For a brief moment this weekend, I think I understood how a Gloucester fisherman feels.
My brother-in-law and I went to what has become our favorite fishing spot again, on the pier between Lynn and Revere Beach, this time armed with a fresh change of bait (clams and mackerel, instead of herring) and blessing from the wife to stay and fish for as long as we damned well pleased. About an hour after dead low tide, we started getting big bites on our bait as the incoming ocean brought in some hungry sea creatures, and next thing you know George is pulling his first striped bass out of the water. What a beautiful fish! But it was rather small, so he threw it back without even thinking about it, although a family of Cambodians crabbing off the pier thought he was crazy. Then he catches another striper! Again, it's a little on the tiny side, so back in the water it goes. And yet another! At this point I'm starting to feel a little left out, but before I have time to feel sorry for myself I get a huge hit on my line, and as I try to reel it in and I can feel whatever I've hooked is zigging and zagging and bending my pole so far that I'm afraid it's going to snap. I reel my cheap little Wal-Mart reel as hard as I can, hoping the whole contraption won't disintegrate before I get this fish up onto the pier, and then I see it. A striper! And he's twice as large as the ones my brother-in-law has been catching. Immediately I'm thinking about how I'm going to cook this thing (I love to cook, and especially seafood!), when I hear one of the old salts fishing alongside of us say, "that's probably a 19-incher," and then my heart starts to sink. 19 inches! No way! It's gotta be bigger than that.
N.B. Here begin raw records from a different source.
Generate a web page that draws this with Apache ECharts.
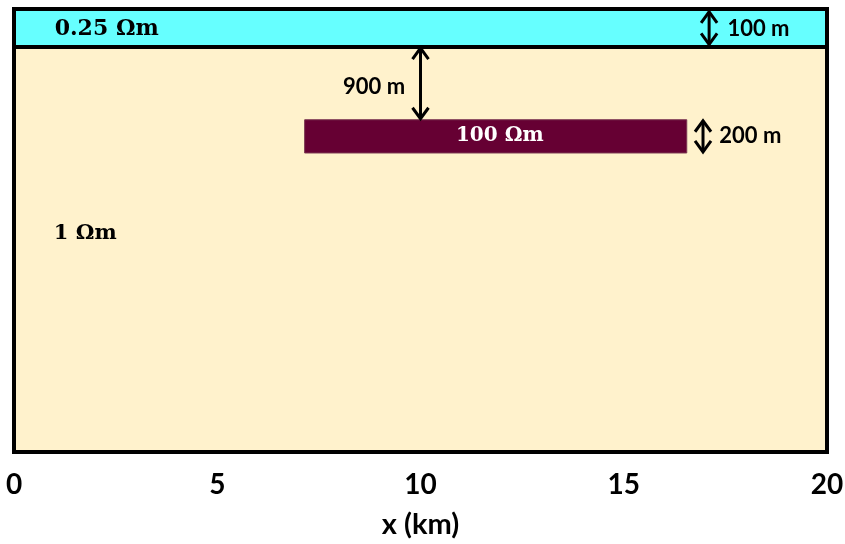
<!DOCTYPE html>
<html>
<head>
<meta charset="utf-8">
<script src="https://cdn.jsdelivr.net/npm/echarts@6/dist/echarts.min.js"></script>
<style>html,body{margin:0;padding:0;background:#fff}#c{width:845px;height:544px}</style>
</head>
<body>
<div id="c"></div>
<script>
// x ticks (km)
const xTicks = [0, 5, 10, 15, 20];
// Schematic depth axis (not to scale): 0 = surface, 1000 = model bottom
// Resistivity regions
const regionNames  = ['1 Ωm half-space', '0.25 Ωm layer', '100 Ωm block'];
const regionXStart = [0, 0, 7.15];
const regionXEnd   = [20, 20, 16.55];
const regionTop    = [0, 0, 250];
const regionBottom = [1000, 86, 325];
// Dimension arrows: x position (km), top and bottom (schematic depth)
const arrowX      = [17.1, 10.0, 16.95];
const arrowTop    = [4, 86, 250];
const arrowBottom = [82, 250, 325];
// Text labels
const labelText = ['0.25 Ωm', '100 m', '900 m', '100 Ωm', '200 m', '1 Ωm'];
const labelX    = [1.0, 17.55, 9.62, 11.95, 17.35, 0.98];
const labelY    = [45, 45, 176, 287, 287, 506];

const regionFill   = ['#FFF2CC', '#66FFFF', '#660033'];
const regionStroke = ['#000', '#000', '#7a3550'];
const regionLW     = [4, 4, 1];
const labelStyle = [
  {font: 'bold 22px "DejaVu Serif"', fill: '#000', align: 'left'},
  {font: 'bold 22px Lato', fill: '#000', align: 'left'},
  {font: 'bold 22px Lato', fill: '#000', align: 'right'},
  {font: 'bold 20px "DejaVu Serif"', fill: '#fff', align: 'center'},
  {font: 'bold 22px Lato', fill: '#000', align: 'left'},
  {font: 'bold 21px "DejaVu Serif"', fill: '#000', align: 'left'}
];

const regionData = regionNames.map((n, i) => ({name: n, value: [regionXStart[i], regionXEnd[i], regionTop[i], regionBottom[i]]}));
const arrowData = arrowX.map((x, i) => [x, arrowTop[i], arrowBottom[i]]);
const labelData = labelText.map((t, i) => ({name: t, value: [labelX[i], labelY[i]]}));

const chart = echarts.init(document.getElementById('c'), null, {renderer: 'canvas'});
chart.setOption({
  animation: false,
  grid: {left: 14, right: 18, top: 9, bottom: 92, containLabel: false, outerBoundsMode: 'none'},
  xAxis: {
    type: 'value', min: 0, max: 20, interval: 5,
    axisLine: {show: false}, axisTick: {show: false}, splitLine: {show: false},
    axisLabel: {
      margin: 19, fontSize: 28, fontWeight: 'bold', color: '#000',
      fontFamily: 'Lato, sans-serif',
      formatter: v => xTicks.includes(v) ? String(v) : ''
    },
    name: 'x (km)', nameLocation: 'middle', nameGap: 58,
    nameTextStyle: {fontSize: 29, fontWeight: 'bold', color: '#000', fontFamily: 'Lato, sans-serif'}
  },
  yAxis: {type: 'value', inverse: true, min: 0, max: 1000, show: false},
  series: [
    {
      type: 'custom', clip: false, data: regionData,
      renderItem: (params, api) => {
        const i = params.dataIndex;
        const p0 = api.coord([api.value(0), api.value(2)]);
        const p1 = api.coord([api.value(1), api.value(3)]);
        return {
          type: 'rect', z2: i,
          shape: {x: p0[0], y: p0[1], width: p1[0] - p0[0], height: p1[1] - p0[1]},
          style: {fill: regionFill[i], stroke: regionStroke[i], lineWidth: regionLW[i]}
        };
      }
    },
    {
      type: 'custom', clip: false, data: arrowData, z: 3,
      renderItem: (params, api) => {
        const a = api.coord([api.value(0), api.value(1)]);
        const b = api.coord([api.value(0), api.value(2)]);
        const x = a[0], y0 = a[1], y1 = b[1];
        const hw = 8, hh = 12;
        const st = {stroke: '#000', lineWidth: 3, fill: null, lineCap: 'butt', lineJoin: 'miter'};
        return {
          type: 'group', children: [
            {type: 'line', shape: {x1: x, y1: y0 + 1, x2: x, y2: y1 - 1}, style: st},
            {type: 'polyline', shape: {points: [[x - hw, y0 + hh], [x, y0 + 1], [x + hw, y0 + hh]]}, style: st},
            {type: 'polyline', shape: {points: [[x - hw, y1 - hh], [x, y1 - 1], [x + hw, y1 - hh]]}, style: st}
          ]
        };
      }
    },
    {
      type: 'custom', clip: false, data: labelData, z: 4,
      renderItem: (params, api) => {
        const i = params.dataIndex;
        const p = api.coord([api.value(0), api.value(1)]);
        const s = labelStyle[i];
        return {
          type: 'text', x: p[0], y: p[1],
          style: {text: labelText[i], font: s.font, fill: s.fill, align: s.align, verticalAlign: 'middle'}
        };
      }
    }
  ]
});
</script>
</body>
</html>
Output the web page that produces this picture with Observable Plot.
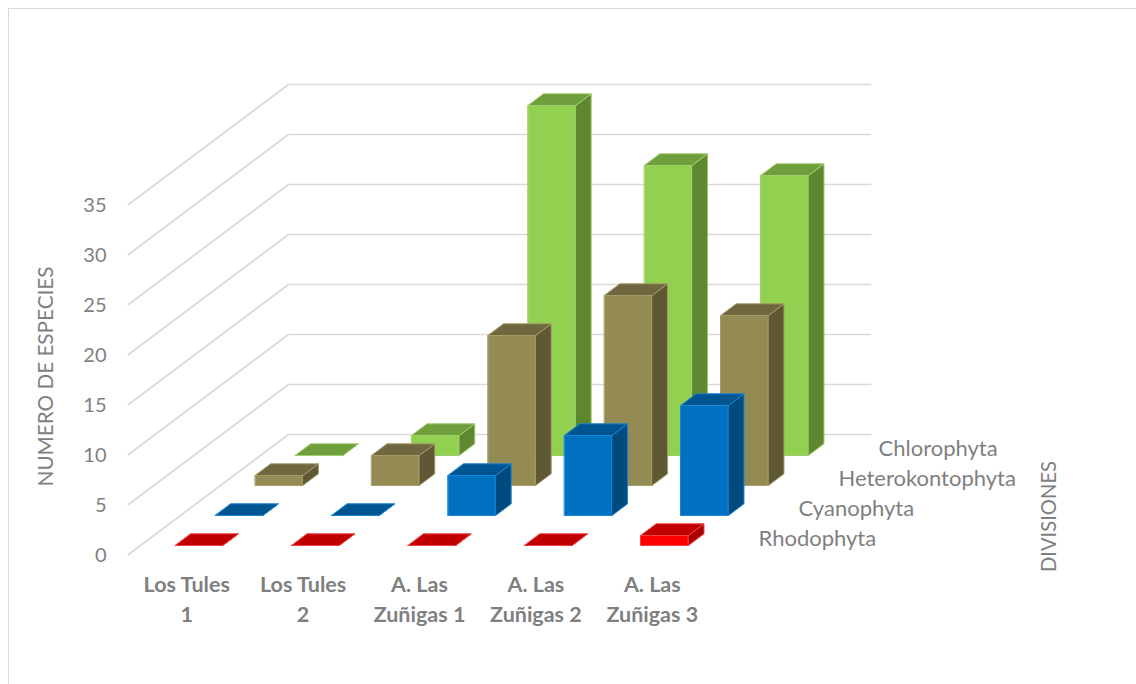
<!DOCTYPE html>
<html>
<head>
<meta charset="utf-8">
<script src="https://cdn.jsdelivr.net/npm/d3@7"></script>
<script src="https://cdn.jsdelivr.net/npm/@observablehq/plot@0.6"></script>
<style>
  html, body { margin: 0; padding: 0; background: #fff; }
  #sheet { position: absolute; left: 8px; top: 8px; right: 0; bottom: 0;
           border-left: 1px solid #d9d9d9; border-top: 1px solid #d9d9d9; }
  #chart svg { position: absolute; left: 0; top: 0; background: transparent; }
</style>
</head>
<body>
<div id="sheet"></div>
<div id="chart"></div>
<script>
// Sampling sites and algal divisions, front row first
const sites = ["Los Tules\n1", "Los Tules\n2", "A. Las\nZuñigas 1", "A. Las\nZuñigas 2", "A. Las\nZuñigas 3"];
const divisions = ["Rhodophyta", "Cyanophyta", "Heterokontophyta", "Chlorophyta"];

// Species count per site
const rhodophyta = [0, 0, 0, 0, 1];
const cyanophyta = [0, 0, 4, 8, 11];
const heterokontophyta = [1, 3, 15, 19, 17];
const chlorophyta = [0, 2, 35, 29, 28];

const counts = [rhodophyta, cyanophyta, heterokontophyta, chlorophyta];
const valueTicks = [0, 5, 10, 15, 20, 25, 30, 35];

// Face shades per division: front, top, side, edge
const shades = [
  {front: "#ff0000", top: "#c00000", side: "#a80000", edge: "#f04040"},
  {front: "#0070c0", top: "#005490", side: "#004a7e", edge: "#1a86d6"},
  {front: "#948a54", top: "#6f673f", side: "#5f5835", edge: "#a69c66"},
  {front: "#92d050", top: "#6f9f3c", side: "#5f8730", edge: "#a2cc6e"}
];

// Oblique projection: one depth slot shifts by depthX sites to the right
// and by depthY count units upward
const depthX = 40 / 116.4;
const depthY = 3;
const px = (c, d) => c + d * depthX;
const py = (v, d) => v + d * depthY;
const pt = (c, v, d, bar) => ({x: px(c, d), y: py(v, d), bar});

const gap = 0.299;       // space on the left of a bar within its site
const barWidth = 0.408;  // bar width as a share of its site
const depthGap = 0.3;    // space before a bar within its depth slot
const depthBar = 0.39;   // bar thickness along the depth axis

// Three visible faces of one bar
function faces(site, value, row) {
  const x0 = site + gap, x1 = x0 + barWidth;
  const d0 = row + depthGap, d1 = d0 + depthBar;
  const id = `${row}-${site}`;
  return {
    front: [pt(x0, 0, d0, id), pt(x1, 0, d0, id), pt(x1, value, d0, id), pt(x0, value, d0, id)],
    side: [pt(x1, 0, d0, id), pt(x1, 0, d1, id), pt(x1, value, d1, id), pt(x1, value, d0, id)],
    top: [pt(x0, value, d0, id), pt(x1, value, d0, id), pt(x1, value, d1, id), pt(x0, value, d1, id)]
  };
}

// Rear rows are painted first so that nearer bars cover them
const barMarks = d3.range(divisions.length - 1, -1, -1).flatMap(row => {
  const bars = counts[row].map((v, site) => faces(site, v, row));
  return ["front", "side", "top"].map(face =>
    Plot.line(bars.flatMap(b => b[face]), {
      x: "x", y: "y", z: "bar",
      curve: "linear-closed",
      fill: shades[row][face],
      stroke: shades[row].edge,
      strokeWidth: 1,
      strokeLinejoin: "round"
    })
  );
});

// Wall grid: from the front of the left wall to its back, then along the rear wall
const depthSlots = divisions.length;
const gridPoints = valueTicks.flatMap(v => [
  {...pt(0, v, 0), v},
  {...pt(0, v, depthSlots), v},
  {...pt(sites.length, v, depthSlots), v}
]);

const chart = Plot.plot({
  width: 1136,
  height: 684,
  marginLeft: 128,
  marginRight: 266,
  marginTop: 84,
  marginBottom: 130,
  x: {domain: [0, px(sites.length, depthSlots)], axis: null},
  y: {domain: [0, py(35, depthSlots)], axis: null},
  style: {fontFamily: "Lato, sans-serif", color: "#7f7f7f"},
  marks: [
    Plot.line(gridPoints, {x: "x", y: "y", z: "v", stroke: "#d9d9d9", strokeWidth: 1.7}),
    ...barMarks,
    Plot.axisY({
      ticks: valueTicks,
      tickSize: 0,
      tickPadding: 22,
      fontSize: 20,
      dy: 1,
      label: null,
      fill: "#7f7f7f"
    }),
    Plot.text(sites, {
      x: (d, i) => i + 0.5,
      y: () => 0,
      dy: 16,
      text: d => d,
      lineAnchor: "top",
      lineHeight: 1.4,
      fontSize: 21.5,
      fontWeight: 700,
      fill: "#7f7f7f"
    }),
    Plot.text(divisions, {
      x: (d, i) => px(sites.length, i + 0.5),
      y: (d, i) => py(0, i + 0.5),
      dx: 28,
      dy: -1,
      text: d => d,
      textAnchor: "start",
      fontSize: 22,
      fill: "#7f7f7f"
    }),
    Plot.text(["NUMERO DE ESPECIES"], {
      frameAnchor: "left",
      textAnchor: "middle",
      dx: -82,
      dy: 57,
      rotate: -90,
      text: d => d,
      fontSize: 20.7,
      fill: "#7f7f7f"
    }),
    Plot.text(["DIVISIONES"], {
      frameAnchor: "right",
      textAnchor: "middle",
      dx: 179,
      dy: 197,
      rotate: -90,
      text: d => d,
      fontSize: 20.2,
      fill: "#7f7f7f"
    })
  ]
});
document.getElementById("chart").append(chart);
</script>
</body>
</html>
But no, I haul this big elegant fish up onto the wooden deck and someone whips out a tape measure, and what I thought had to be easily more than two feet long turns out to be between 18 and 19 inches, well short of the 28-inch legal minimum size for a "keeper".
My first thought, standing right there, realizing that I had to throw my catch back was this: To hell with the law, I'll keep it anyway. What right do some pencil pushers in the Department of Fish and Wildlife have to tell me what I take from the sea and what I don't? Then I thought: Well, if I don't keep it, who's to say that someone else won't catch it five minutes later and take it home themselves? The Cambodian crabbers already though my brother-in-law was demented for throwing back small fry - what are they going to make of me tossing back something almost twice as big? So I stewed and I stewed, railed against the injustice of the situation, and briefly contemplated keeping the fish again before I finally made the realization that this is what it must feel like to be a professional fisherman ALL THE TIME. Elation at the catch, indignation at the law, but a gnawing sense of guilt at the thought of taking too much, too soon. In the end I tossed the big silvery fish back into the deep, where I knew it belonged, hoping we'd meet again someday.